Hittin’ the Note magazine said, "The Cash Box Kings' cast of aces sizzle the hip side of classic Chicago blues with an old delta branding iron.  A prime homage to the blues' rich history with creative, enthusiastic twists."  Chicago Blues Guide enthused, "The music has the liveliness and energy that only roots music genius can provide."

And the Pittsburg Post-Gazette nailed the band’s unique appeal when it said, "Now it's one thing to say you're interested in this old music, and even to be able to play a few of the tunes with some accuracy. But it's another thing entirely to be able to re-create the originals and write new material that's faithful to this 1940's and 50's style, and do it with authentic vitality."  Vintage Guitar added, "The Cash Box Kings' blues conveys powerful joy, commitment, and connection to history. When it's as good as it is here, it's all one can do to refrain from doing just what the album title suggests."

On their follow-up release, 2013’s Black Toppin’, the band remaineddedicated to carrying on the musical traditions of post-war 1950's Chicago blues, while stretching out and covering some of the other musical landscapes that blues music has traversed over the last 70 years.  Thealbum won the 2013 Blues Blast Music award for “Traditional Blues Album of the Year” and was also nominated for a 2014 Blues Music Award in the same category. 

On display is their deep af­finity for Delta and Louisiana swamp blues, jump blues and their own signature "blues-a-billy," a hybrid of Sun Records blues sounds (Howlin’Wolf/Joe Hill Louis/Roscoe Gordon) with Sun Records country/roots sounds (Charlie Feathers/Billy Lee Riley).  And the Kings don't have a problem delving into the musical styles of groups that were influenced by the blues; they cover a tune by the Velvet Underground and include a pair of origi­nals redolent of the 70's era Rolling Stones.

Again, the critical praise flowed.  Living Blues called it "a great record by one of the best blues bands in the land...a dancing and listening pleasure”   No Depression paid tribute to the album by saying, "The ghosts of Muddy Waters, Hubert Sumlin, Pinetop Perkins and Little Walter must be smiling as they listen to the purposefully distorted overamplified vocals, guitar and harmonica which add a gritty retro authenticity that will leave you wondering if these might be some great lost tracks from Chess Records.  Black Toppin' might be the best blues album you'll hear this year.”

Goldmine summarized their refreshingly retro music thusly: "This is the real deal.

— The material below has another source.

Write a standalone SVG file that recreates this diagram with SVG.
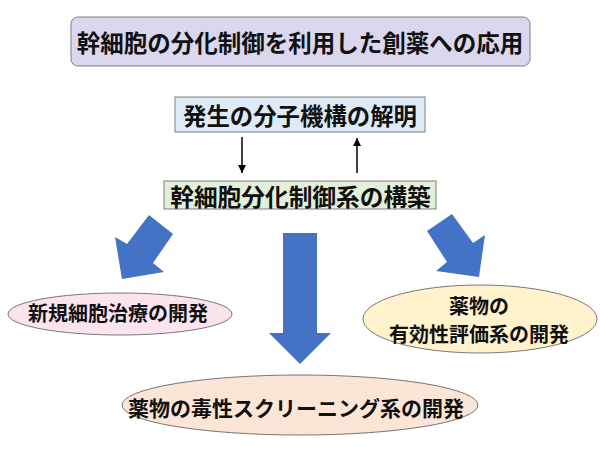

The Cash Box Kings may take from '40s and '50s post-war Chicago blues, add some '20s and '30s Mississippi Delta blues and some '60s adventurism, and it all comes out as a barrelhouse, honky-tonk good time."

On their latest opus, Holding Court, the Cash Box Kings pay homage to some of the founding fathers of the Chicago blues scene like Jimmy Rogers (“Out on the Road”) and John Lee Hooker (“Hobo Blues”).  But the Kings also help keep alive the musical contributions of lesser-known blues artists like Honey Boy Allen (“I’m a Real Lover Baby”), Willie Love (“Everybody’s Fishin’”) and Big Smokey Smothers (“I Ain’t Gonna Be No Monkey Man”). Of course the CBKs have never been a one-dimensional “blues band” and on this release they throw some New Orleans, jump blues, ragtime, and swamp pop sounds into the mix. While the Kings have their feet firmly planted in these timeless musical traditions, they bring a spirited energy and updated approach to the music. While the subject matter of many of the songs is familiar (love, money and good times) they also touch on a number of current issues. “Download Blues” portrays the challenges of selling records and staying financially afloat in the era of digital piracy and streaming services. “Gotta Move Out To The Suburbs” describes the real struggle faced by many who are forced out of their neighborhoods due to the gentrification taking place in inner-city areas of Chicago and other urban centers in the U.S.

As the band’s fan base and acclaim continue to grow, the Cash Box Kings are more dedicated and energetic than ever in their quest to keep these uniquely American musical traditions alive and relevant in the 21st century. They look forward to bringing this music and their dynamic live show to a stage near you.